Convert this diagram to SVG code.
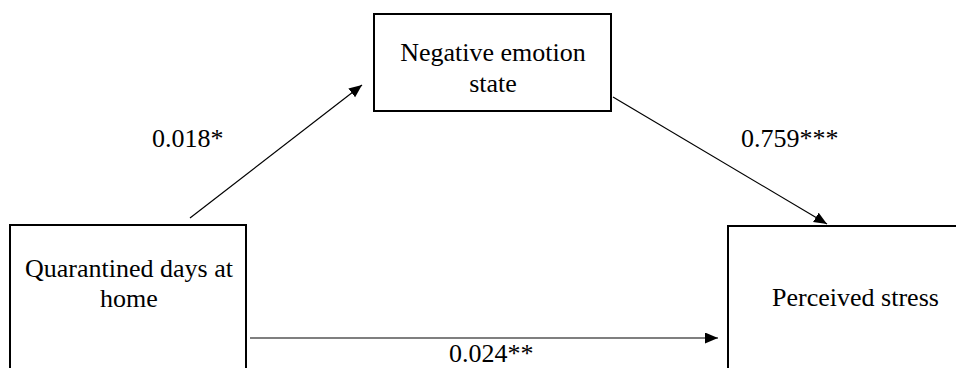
<svg xmlns="http://www.w3.org/2000/svg" width="956" height="368" viewBox="0 0 956 368">
<style>
.box{fill:#fff;stroke:#000;stroke-width:2}
.t{font-family:"Liberation Serif","Times New Roman",serif;font-size:26px;fill:#000}
.c{text-anchor:middle}
.ln{stroke:#000;stroke-width:1.2;fill:none}
</style>
<defs>
<marker id="ah" markerUnits="userSpaceOnUse" markerWidth="14" markerHeight="12" refX="13" refY="5.5" orient="auto">
<path d="M0,0 L13,5.5 L0,11 z" fill="#000"/>
</marker>
</defs>
<rect width="956" height="368" fill="#fff"/>
<g id="connectors">
<line class="ln" x1="190" y1="218" x2="362" y2="85" marker-end="url(#ah)"/>
<line class="ln" x1="613" y1="97" x2="827" y2="224" marker-end="url(#ah)"/>
<line class="ln" x1="250" y1="338" x2="718" y2="338" marker-end="url(#ah)"/>
<text class="t" x="152" y="147">0.018*</text>
<text class="t" x="741" y="147">0.759***</text>
<text class="t" x="449" y="362">0.024**</text>
</g>
<g id="node-quarantined">
<rect class="box" x="10" y="225" width="236" height="160"/>
<text class="t c" x="129" y="277">Quarantined days at</text>
<text class="t c" x="129" y="307">home</text>
</g>
<g id="node-negative">
<rect class="box" x="374" y="14" width="237" height="97"/>
<text class="t c" x="493" y="60.5">Negative emotion</text>
<text class="t c" x="493" y="92">state</text>
</g>
<g id="node-stress">
<rect class="box" x="728" y="226" width="260" height="160"/>
<text class="t c" x="855.5" y="306">Perceived stress</text>
</g>
</svg>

============================================================

Repeat the listing in full and exactly. Leave any pictures out.

• _EXERCISE ANSWER_:
Convert this diagram to SVG code.
<svg xmlns="http://www.w3.org/2000/svg" width="956" height="368" viewBox="0 0 956 368">
<style>
.box{fill:#fff;stroke:#000;stroke-width:2}
.t{font-family:"Liberation Serif","Times New Roman",serif;font-size:26px;fill:#000}
.c{text-anchor:middle}
.ln{stroke:#000;stroke-width:1.2;fill:none}
</style>
<defs>
<marker id="ah" markerUnits="userSpaceOnUse" markerWidth="14" markerHeight="12" refX="13" refY="5.5" orient="auto">
<path d="M0,0 L13,5.5 L0,11 z" fill="#000"/>
</marker>
</defs>
<rect width="956" height="368" fill="#fff"/>
<g id="connectors">
<line class="ln" x1="190" y1="218" x2="362" y2="85" marker-end="url(#ah)"/>
<line class="ln" x1="613" y1="97" x2="827" y2="224" marker-end="url(#ah)"/>
<line class="ln" x1="250" y1="338" x2="718" y2="338" marker-end="url(#ah)"/>
<text class="t" x="152" y="147">0.018*</text>
<text class="t" x="741" y="147">0.759***</text>
<text class="t" x="449" y="362">0.024**</text>
</g>
<g id="node-quarantined">
<rect class="box" x="10" y="225" width="236" height="160"/>
<text class="t c" x="129" y="277">Quarantined days at</text>
<text class="t c" x="129" y="307">home</text>
</g>
<g id="node-negative">
<rect class="box" x="374" y="14" width="237" height="97"/>
<text class="t c" x="493" y="60.5">Negative emotion</text>
<text class="t c" x="493" y="92">state</text>
</g>
<g id="node-stress">
<rect class="box" x="728" y="226" width="260" height="160"/>
<text class="t c" x="855.5" y="306">Perceived stress</text>
</g>
</svg>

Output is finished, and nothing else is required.